### Data to process

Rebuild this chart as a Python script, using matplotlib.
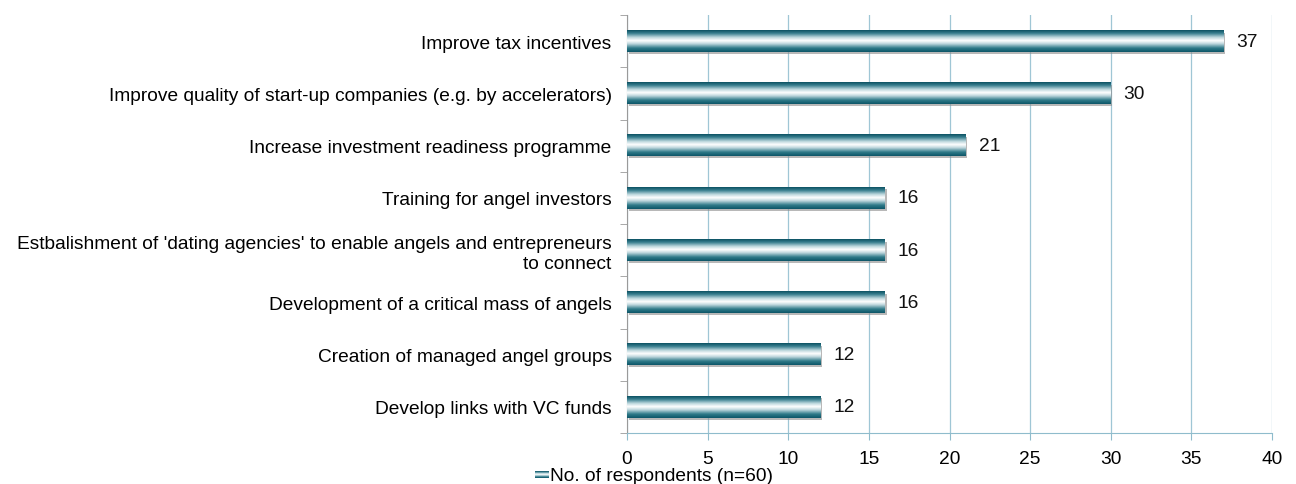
import numpy as np
import matplotlib.pyplot as plt
from matplotlib.colors import LinearSegmentedColormap
from matplotlib.patches import Rectangle

plt.rcParams['font.family'] = ['Liberation Sans', 'DejaVu Sans']

# answers, top to bottom
categories = [
    'Improve tax incentives',
    'Improve quality of start-up companies (e.g. by accelerators)',
    'Increase investment readiness programme',
    'Training for angel investors',
    "Estbalishment of 'dating agencies' to enable angels and entrepreneurs\nto connect",
    'Development of a critical mass of angels',
    'Creation of managed angel groups',
    'Develop links with VC funds',
]
respondents = [37, 30, 21, 16, 16, 16, 12, 12]
series_label = 'No. of respondents (n=60)'
x_ticks = [0, 5, 10, 15, 20, 25, 30, 35, 40]

# cylinder-like shading of the bars
cyl = LinearSegmentedColormap.from_list('cyl', [
    (0.0, '#0a5061'), (0.15, '#3a8090'), (0.33, '#bcd7dd'),
    (0.48, '#ffffff'), (0.62, '#c0d8de'), (0.82, '#2f7a89'),
    (1.0, '#0c5567')])
grad = np.linspace(0, 1, 256).reshape(-1, 1)
FS = 13.8

fig = plt.figure(figsize=(12.96, 4.85), dpi=100)
ax = fig.add_axes([627 / 1296, 1 - 434 / 485, (1272 - 627) / 1296, (434 - 16) / 485])

y = np.arange(len(categories))
h = 0.41
bars = ax.barh(y, respondents, height=h, color='none', zorder=3)
for b, v in zip(bars, respondents):
    y0 = b.get_y()
    # soft shadow under the bar
    ax.add_patch(Rectangle((0.1, y0 + 0.04), v, h, color='#8a8a8a', alpha=0.6,
                           lw=0, zorder=2))
    ax.imshow(grad, cmap=cyl, aspect='auto', extent=(0, v, y0 + h, y0),
              zorder=3, interpolation='bilinear')
    ax.text(v + 0.8, b.get_y() + h / 2, str(v), va='center', ha='left',
            fontsize=FS, color='#111111')

ax.set_xlim(0, 40)
ax.set_ylim(len(categories) - 0.5, -0.5)
ax.set_xticks(x_ticks)
ax.set_xticklabels([str(t) for t in x_ticks], fontsize=FS)
ax.set_yticks(y)
ax.set_yticklabels(categories, fontsize=FS, ha='right', multialignment='right')
ax.set_yticks(np.arange(len(categories) + 1) - 0.5, minor=True)
ax.tick_params(axis='y', which='major', length=0, pad=11)
ax.tick_params(axis='y', which='minor', length=5, color='#9a9a9a')
ax.tick_params(axis='x', length=5, color='#8fbccc', pad=7)

ax.grid(axis='x', color='#9fc6d5', lw=0.9, zorder=0)
for s in ['top', 'right']:
    ax.spines[s].set_visible(False)
ax.spines['left'].set_color('#9a9a9a')
ax.spines['bottom'].set_color('#8fbccc')

# legend entry with a small shaded swatch
lax = fig.add_axes([535 / 1296, 1 - 479 / 485, 14 / 1296, 7 / 485])
lax.imshow(grad, cmap=cyl, aspect='auto', interpolation='bilinear')
lax.axis('off')
fig.text(550 / 1296, 1 - 477 / 485, series_label, fontsize=FS, va='center', ha='left')

fig.savefig('out.png', dpi=100)
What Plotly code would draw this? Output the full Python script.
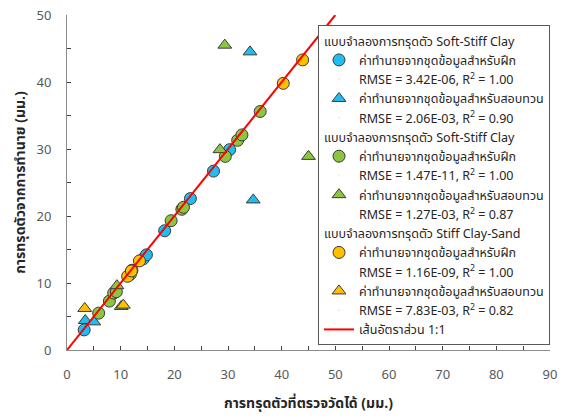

### Exercise goal
Repeat the listing above up to and including the line with "x_ticks = [0, 5, 10, 15, 20, 25, 30, 35, 40]", starting from its first line. Drop any pictures.

### The response
Rebuild this chart as a Python script, using matplotlib.
import numpy as np
import matplotlib.pyplot as plt
from matplotlib.colors import LinearSegmentedColormap
from matplotlib.patches import Rectangle

plt.rcParams['font.family'] = ['Liberation Sans', 'DejaVu Sans']

# answers, top to bottom
categories = [
    'Improve tax incentives',
    'Improve quality of start-up companies (e.g. by accelerators)',
    'Increase investment readiness programme',
    'Training for angel investors',
    "Estbalishment of 'dating agencies' to enable angels and entrepreneurs\nto connect",
    'Development of a critical mass of angels',
    'Creation of managed angel groups',
    'Develop links with VC funds',
]
respondents = [37, 30, 21, 16, 16, 16, 12, 12]
series_label = 'No. of respondents (n=60)'
x_ticks = [0, 5, 10, 15, 20, 25, 30, 35, 40]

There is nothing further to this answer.